Histoire de l’Empire britannique
Dans cette histoire récente de l’Empire britannique, M. Jacques Crokaert tente de nous expliquer l’espèce de miracle que constitue le rassemblement d’un tiers de l’humanité sous l’égide anglo-saxonne et la constitution d’un empire cent fois plus étendu territorialement que sa métropole. Le monde moderne, dit l’auteur, vit au rythme du monde anglo-saxon. Cette hégémonie est le fait capital de notre temps. À quoi tient la supériorité de ces bâtisseurs d’empire ? Telle est la question à laquelle s’efforce de répondre M. Crokaert.
Aussi ne se borne-t-il pas à nous donner l’énumération des faits qui ont abouti à cette construction gigantesque et qui constituent « un grand drame passionné, une exaltante et magnifique épopée », il cherche, en quelque sorte, à nous donner la philosophie de cette genèse. En des pages fort bien venues, M. Crokaert nous montre l’éveil de la vocation maritime et commerciale chez un peuple jusque-là tout entier agricole et le franchissement des étapes sur la voie de l’immense réalisation : victoire sur l’Espagne qui ouvre tout grand l’horizon, victoires sur la Hollande et la France qui consolident les gains et éliminent des concurrents dangereux, révolution industrielle qui oblige à s’assurer des sources de matières premières et à se créer de vastes marchés, impérialisme pur dérivant de la ruée de l’Europe vers les colonies, enfin émancipation des Dominions, devenus des États adultes et se fondant harmonieusement dans le Commonwealth des Nations britanniques.

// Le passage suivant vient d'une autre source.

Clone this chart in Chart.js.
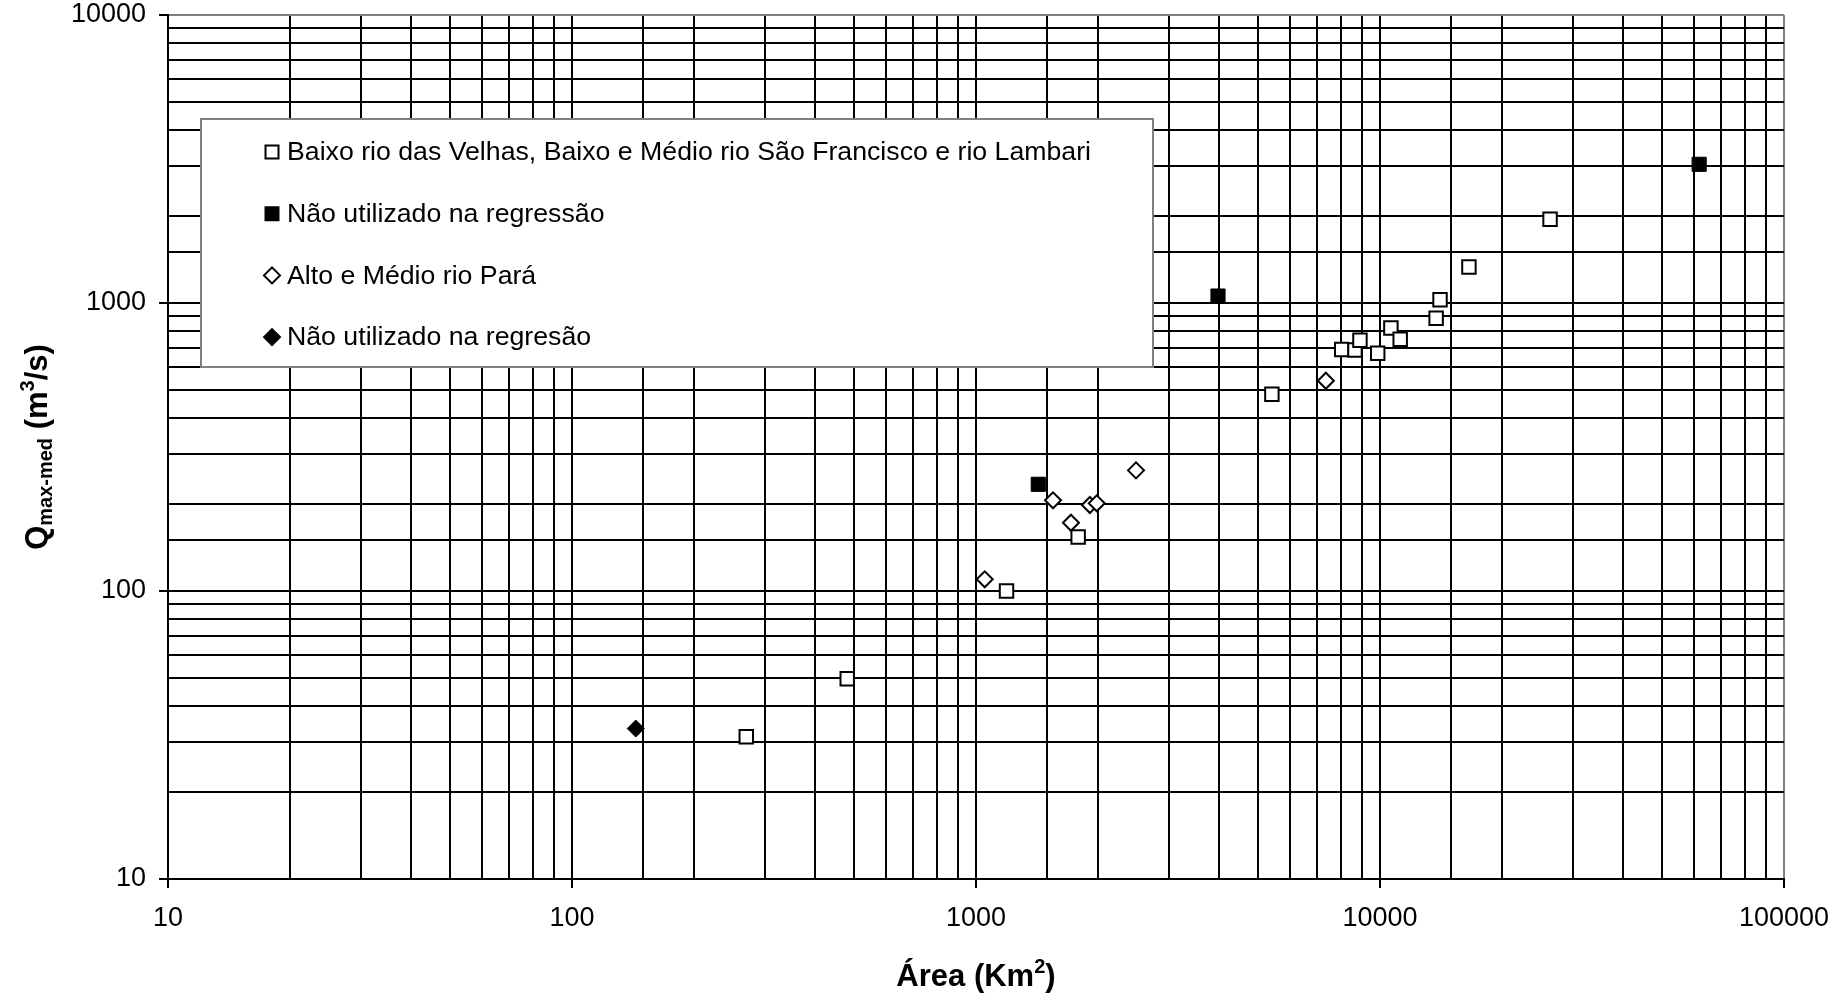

Nous ferons tout de même à M. Crokaert le reproche de n’avoir pas des notions très exactes sur l’histoire maritime qui domine, évidemment, son sujet. C’est ainsi qu’on peut lire (p. 216) : « Sur mer, le bailli de Suffren fut défait à quatre reprises par l’amiral Hugues, dont l’escadre ne comptait que neuf navires alors que la flotte française en comptait douze. » C’est dépouiller bien gratuitement de sa gloire « l’amiral diable », sans en ajouter beaucoup à des adversaires qui n’ont pas besoin d’une telle aumône. Même observation pour Trafalgar qui nous est ainsi présenté (p. 280) : « Meilleur marin que Villeneuve, Nelson s’était placé sous le vent et avait disposé tous ses navires en ligne. »
Ces réserves faites, il n’en reste pas moins que le livre de M. Crokaert est fort intéressant et mérite d’avoir de nombreux lecteurs.